Le cinéaste ne fait pas dans la dentelle et préfère positionner son public en témoin rigoureux. Le début de Le Soldatesse retrace l’histoire de l’occupation de la Grèce par l’Italie, puis montre ce que le texte nous a exposé : une guerre sans merci où les corps des jeunes recrues jonchent le sol. La misère a posé ses valises à Athènes, la « ville des morts », la caméra de Zurlini capte la détresse et la famine. Dans ses choix de cadre — principalement centrés sur les visages et sur les mains — on retrouve l’humanisme du réalisateur et son besoin de donner un visage à la désolation, comme s’il était impossible de délier l’humain des événements historiques.
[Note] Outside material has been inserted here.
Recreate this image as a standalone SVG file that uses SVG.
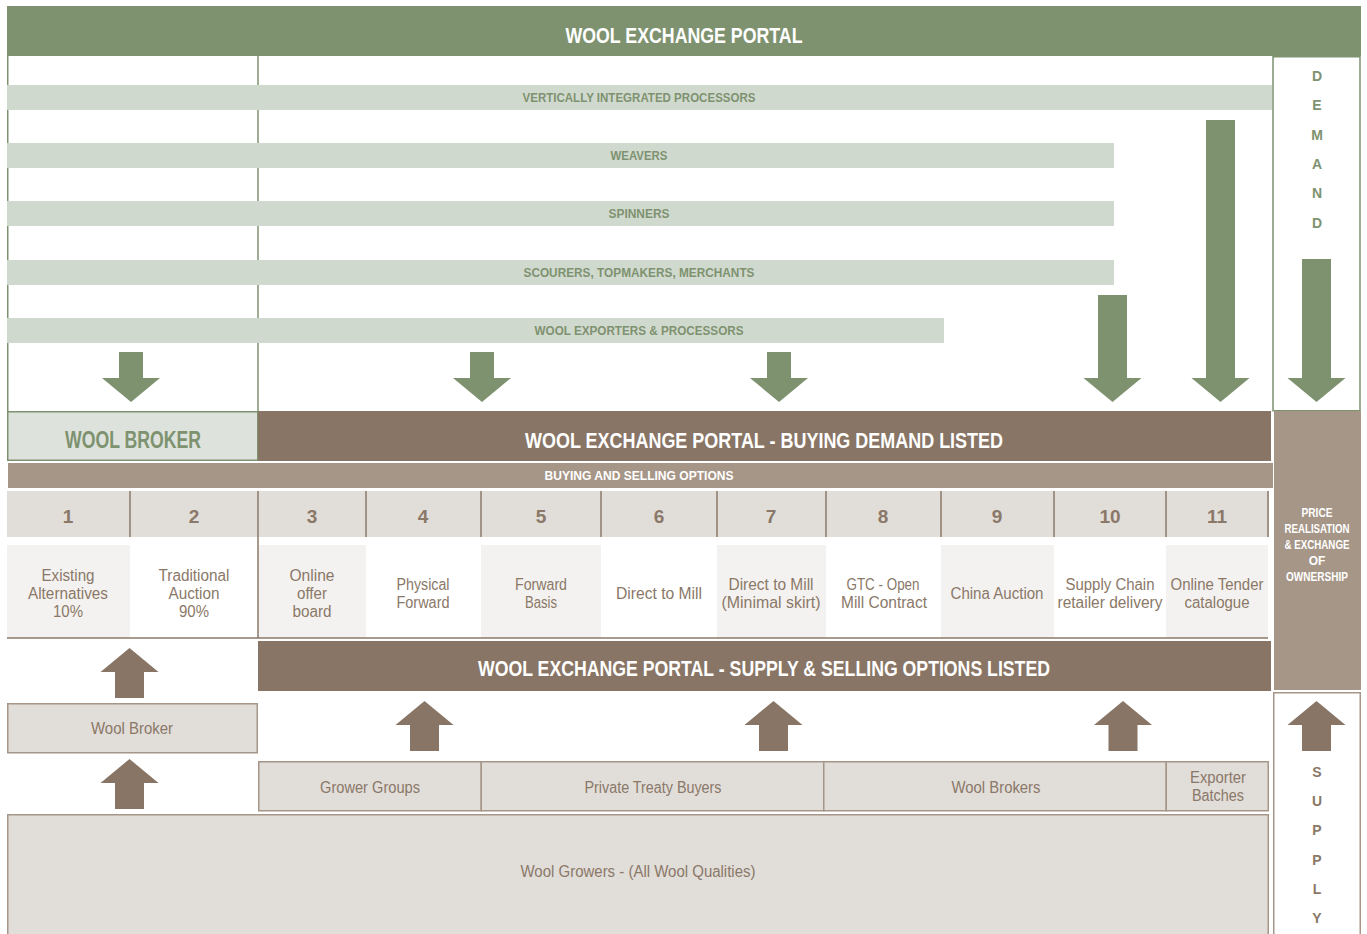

Il n’est pas question d’être neutre. Le regard du cinéaste italien est dur et met la complaisance au placard. Le corps militaire est filmé dans un réalisme criant. La responsabilité et les choix des militaires se trouvent au cœur du récit. Doit-on obéir aux ordres, même si ceux-ci sont injustes, violents et humiliants ? Valerio Zurlini est catégorique, il existe une responsabilité partout, des plus petits grades jusqu’aux grandes pontes militaires. Ainsi, Martino (Tomas Milian), le lieutenant chargé d’une mission un peu spéciale, voit ses choix remis en question quand il est confronté à sa marchandise, qu’il doit acheminer en Grèce et en Italie. Un convoi de femmes, grecques pour la plupart, qui font le choix de fuir la misère et la famine en intégrant les bordels militaires. « Les soldats italiens supportent toutes les privations sauf celle-ci » ironise le sergent Castagnoli (Mario Adorf) à la vue du camion.

© Les Films du Camélia

Le Soldatesse creuse la corrélation entre la misère et les rapports de force genrés. Le peuple grec, mis à genou par une Italie fasciste, doit survivre dans un paysage détruit où la vie et l’espoir n’existent plus. Et comme bien souvent, ce sont les femmes qui doivent se soumettre à un système patriarcal où leur corps devient marchandise. Les femmes du convoi sont là par choix mais le cinéaste n’est pas naïf et nous dévoile les dessous de ce choix. Un magnifique monologue, interprété par Anna Karina, fait prendre conscience à Martino et au public que la faim passe au-dessus de la dignité. C’est une guerre différente que nous montre le film, celle de la résignation. Le titre original fait d’ailleurs référence à cela, dont la traduction littérale serait “les femmes soldats”. Le corps militaire est à prendre au premier degré, ce sont les corps féminins qui deviennent la seule barrière face à la misère.

Sorti le 31 août 1966 dans l’indifférence, nous avons enfin une deuxième chance pour reconsidérer le film de Valerio Zurlini. Le Soldatesse est à voir pour ce qu’il est, un véritable pamphlet anti-fasciste, qui refuse de verser dans le récit complaisant et symbolique pour montrer l’Histoire des vaincu⋅es.